Private consumption also fell, slipping 0.4%q/q; this is the first quarter since June 2004 that private consumption has contracted. Consumers are reining in spending amid record high interest rates, rising petrol prices, a deteriorating housing market, and increased financial market volatility. Drought conditions in key dairy producing areas also have dampened consumer sentiment and spending, and local banks recently have been passing on higher funding costs resulting from credit market tightening, even though the official cash rate has remained steady since July.

Net exports also subtracted from growth. Export volumes slumped 1.8%q/q owing to the drought, with exports of dairy and other food, beverages and tobacco products falling. Imports slowed, growing a mere 1.2%q/q, as domestic demand continued to weaken. The 12.2%q/q slump in imports of motor vehicles, in particular, reflects the recent weakness in private consumption.

Government spending was the only expenditure-based measure to rise in 1Q, up 1.1%q/q. The government is running a large budget surplus, and government spending will probably remain elevated for the time being as the government embarks on what it hopes will be a vote-winning spending spree in the run-up to the election to be held later this year.
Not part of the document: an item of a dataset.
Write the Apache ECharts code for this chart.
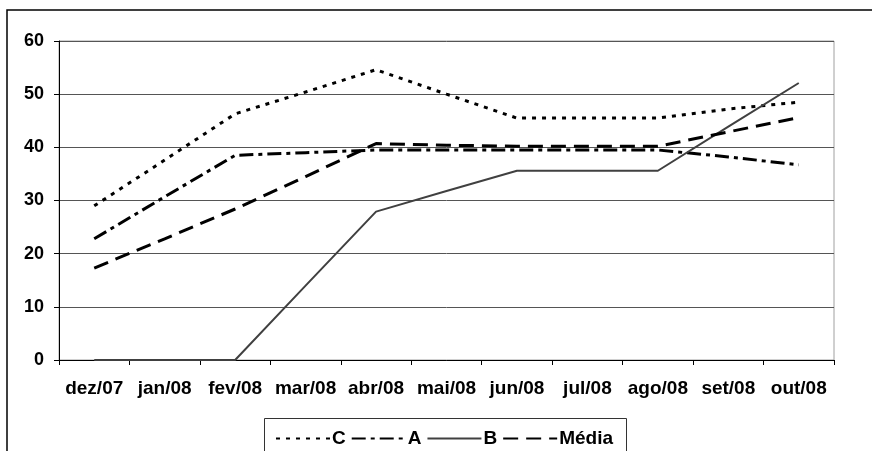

Other data today showed that New Zealand's trade balance remained in deficit in May for the third straight month. A deficit of NZ$196 million was recorded, bucking expectations for a surplus (JPMorgan NZ$50 million, consensus NZ$150 million).

In the 12 months to May, the deficit widened to NZ$4.81 billion from NZ$4.61 billion in April. From a year ago, exports increased 11.2%, the highest ever for a May month, owing to increases in shipments of crude oil, meat and edible offal. Imports were up a solid 17.3%oya, mainly owing to a spike in intermediate goods (+21.6%). In commodity imports, a large increase in imports of petroleum and products (+NZ$235 million) was recorded, led by imports of crude oil.

Looking ahead, imports will likely moderate significantly in coming months, reflecting weakening domestic demand. Elevated crude oil prices will keep upside pressure on headline imports, however, and the expected interest rate cuts later this year should help support domestic demand. We expect that the RBNZ will start easing monetary policy in September. The nation's export competitiveness should benefit from the anticipated deprecation of the Kiwi dollar, but drought conditions will continue to weigh on agricultural production; this remains a key downside risk to the export outlook, as does a sharper than expected slowdown in global demand.